--- begin ---

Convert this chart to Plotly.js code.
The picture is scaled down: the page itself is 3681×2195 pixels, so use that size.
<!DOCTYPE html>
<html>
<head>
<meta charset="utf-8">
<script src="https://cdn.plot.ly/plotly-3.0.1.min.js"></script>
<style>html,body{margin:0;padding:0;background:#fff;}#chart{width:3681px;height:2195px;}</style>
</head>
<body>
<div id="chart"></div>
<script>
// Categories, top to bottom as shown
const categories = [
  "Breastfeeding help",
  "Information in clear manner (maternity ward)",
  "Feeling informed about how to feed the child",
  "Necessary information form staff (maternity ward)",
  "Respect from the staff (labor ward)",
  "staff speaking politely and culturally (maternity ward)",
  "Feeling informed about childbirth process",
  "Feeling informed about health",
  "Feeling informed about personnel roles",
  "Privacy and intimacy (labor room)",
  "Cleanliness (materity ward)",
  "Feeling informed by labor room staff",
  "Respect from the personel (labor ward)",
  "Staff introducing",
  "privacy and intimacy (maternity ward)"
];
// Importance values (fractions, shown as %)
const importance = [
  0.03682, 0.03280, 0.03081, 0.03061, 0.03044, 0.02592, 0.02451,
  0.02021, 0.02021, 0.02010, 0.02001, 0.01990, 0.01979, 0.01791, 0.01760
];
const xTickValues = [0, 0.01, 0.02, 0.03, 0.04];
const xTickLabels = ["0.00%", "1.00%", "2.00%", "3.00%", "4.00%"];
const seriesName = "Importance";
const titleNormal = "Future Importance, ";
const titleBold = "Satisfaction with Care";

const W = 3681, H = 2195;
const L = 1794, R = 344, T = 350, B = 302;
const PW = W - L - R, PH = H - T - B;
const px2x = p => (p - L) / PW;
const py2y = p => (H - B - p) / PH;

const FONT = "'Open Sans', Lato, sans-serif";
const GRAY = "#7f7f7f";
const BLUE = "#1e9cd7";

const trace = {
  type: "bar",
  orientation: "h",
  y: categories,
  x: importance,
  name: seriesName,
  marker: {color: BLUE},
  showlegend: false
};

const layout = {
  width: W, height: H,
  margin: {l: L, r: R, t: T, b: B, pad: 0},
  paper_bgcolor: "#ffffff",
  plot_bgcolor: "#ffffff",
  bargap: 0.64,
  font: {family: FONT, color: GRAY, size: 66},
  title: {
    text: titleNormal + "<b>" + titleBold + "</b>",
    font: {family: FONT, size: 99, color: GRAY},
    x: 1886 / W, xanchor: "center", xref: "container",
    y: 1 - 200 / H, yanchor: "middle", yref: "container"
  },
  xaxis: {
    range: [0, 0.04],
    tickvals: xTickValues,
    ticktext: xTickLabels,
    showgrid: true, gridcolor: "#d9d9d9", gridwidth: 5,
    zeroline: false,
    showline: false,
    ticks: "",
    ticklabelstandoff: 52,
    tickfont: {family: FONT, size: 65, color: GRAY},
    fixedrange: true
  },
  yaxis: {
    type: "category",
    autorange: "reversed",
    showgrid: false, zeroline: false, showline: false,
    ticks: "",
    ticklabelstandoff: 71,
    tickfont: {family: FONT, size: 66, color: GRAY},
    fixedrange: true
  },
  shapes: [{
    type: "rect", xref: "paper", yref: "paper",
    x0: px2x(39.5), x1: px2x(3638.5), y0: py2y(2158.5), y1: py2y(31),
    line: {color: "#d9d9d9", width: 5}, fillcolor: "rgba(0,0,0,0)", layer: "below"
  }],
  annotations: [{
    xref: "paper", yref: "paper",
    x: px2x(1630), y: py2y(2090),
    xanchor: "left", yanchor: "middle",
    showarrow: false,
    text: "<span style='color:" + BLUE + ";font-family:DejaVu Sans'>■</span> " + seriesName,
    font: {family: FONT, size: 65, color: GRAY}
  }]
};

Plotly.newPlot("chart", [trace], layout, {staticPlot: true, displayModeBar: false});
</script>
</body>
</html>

--- end ---

Stated exercise: Would you reproduce the material above in full, exactly as given?

Result for this task:
Convert this chart to Plotly.js code.
The picture is scaled down: the page itself is 3681×2195 pixels, so use that size.
<!DOCTYPE html>
<html>
<head>
<meta charset="utf-8">
<script src="https://cdn.plot.ly/plotly-3.0.1.min.js"></script>
<style>html,body{margin:0;padding:0;background:#fff;}#chart{width:3681px;height:2195px;}</style>
</head>
<body>
<div id="chart"></div>
<script>
// Categories, top to bottom as shown
const categories = [
  "Breastfeeding help",
  "Information in clear manner (maternity ward)",
  "Feeling informed about how to feed the child",
  "Necessary information form staff (maternity ward)",
  "Respect from the staff (labor ward)",
  "staff speaking politely and culturally (maternity ward)",
  "Feeling informed about childbirth process",
  "Feeling informed about health",
  "Feeling informed about personnel roles",
  "Privacy and intimacy (labor room)",
  "Cleanliness (materity ward)",
  "Feeling informed by labor room staff",
  "Respect from the personel (labor ward)",
  "Staff introducing",
  "privacy and intimacy (maternity ward)"
];
// Importance values (fractions, shown as %)
const importance = [
  0.03682, 0.03280, 0.03081, 0.03061, 0.03044, 0.02592, 0.02451,
  0.02021, 0.02021, 0.02010, 0.02001, 0.01990, 0.01979, 0.01791, 0.01760
];
const xTickValues = [0, 0.01, 0.02, 0.03, 0.04];
const xTickLabels = ["0.00%", "1.00%", "2.00%", "3.00%", "4.00%"];
const seriesName = "Importance";
const titleNormal = "Future Importance, ";
const titleBold = "Satisfaction with Care";

const W = 3681, H = 2195;
const L = 1794, R = 344, T = 350, B = 302;
const PW = W - L - R, PH = H - T - B;
const px2x = p => (p - L) / PW;
const py2y = p => (H - B - p) / PH;

const FONT = "'Open Sans', Lato, sans-serif";
const GRAY = "#7f7f7f";
const BLUE = "#1e9cd7";

const trace = {
  type: "bar",
  orientation: "h",
  y: categories,
  x: importance,
  name: seriesName,
  marker: {color: BLUE},
  showlegend: false
};

const layout = {
  width: W, height: H,
  margin: {l: L, r: R, t: T, b: B, pad: 0},
  paper_bgcolor: "#ffffff",
  plot_bgcolor: "#ffffff",
  bargap: 0.64,
  font: {family: FONT, color: GRAY, size: 66},
  title: {
    text: titleNormal + "<b>" + titleBold + "</b>",
    font: {family: FONT, size: 99, color: GRAY},
    x: 1886 / W, xanchor: "center", xref: "container",
    y: 1 - 200 / H, yanchor: "middle", yref: "container"
  },
  xaxis: {
    range: [0, 0.04],
    tickvals: xTickValues,
    ticktext: xTickLabels,
    showgrid: true, gridcolor: "#d9d9d9", gridwidth: 5,
    zeroline: false,
    showline: false,
    ticks: "",
    ticklabelstandoff: 52,
    tickfont: {family: FONT, size: 65, color: GRAY},
    fixedrange: true
  },
  yaxis: {
    type: "category",
    autorange: "reversed",
    showgrid: false, zeroline: false, showline: false,
    ticks: "",
    ticklabelstandoff: 71,
    tickfont: {family: FONT, size: 66, color: GRAY},
    fixedrange: true
  },
  shapes: [{
    type: "rect", xref: "paper", yref: "paper",
    x0: px2x(39.5), x1: px2x(3638.5), y0: py2y(2158.5), y1: py2y(31),
    line: {color: "#d9d9d9", width: 5}, fillcolor: "rgba(0,0,0,0)", layer: "below"
  }],
  annotations: [{
    xref: "paper", yref: "paper",
    x: px2x(1630), y: py2y(2090),
    xanchor: "left", yanchor: "middle",
    showarrow: false,
    text: "<span style='color:" + BLUE + ";font-family:DejaVu Sans'>■</span> " + seriesName,
    font: {family: FONT, size: 65, color: GRAY}
  }]
};

Plotly.newPlot("chart", [trace], layout, {staticPlot: true, displayModeBar: false});
</script>
</body>
</html>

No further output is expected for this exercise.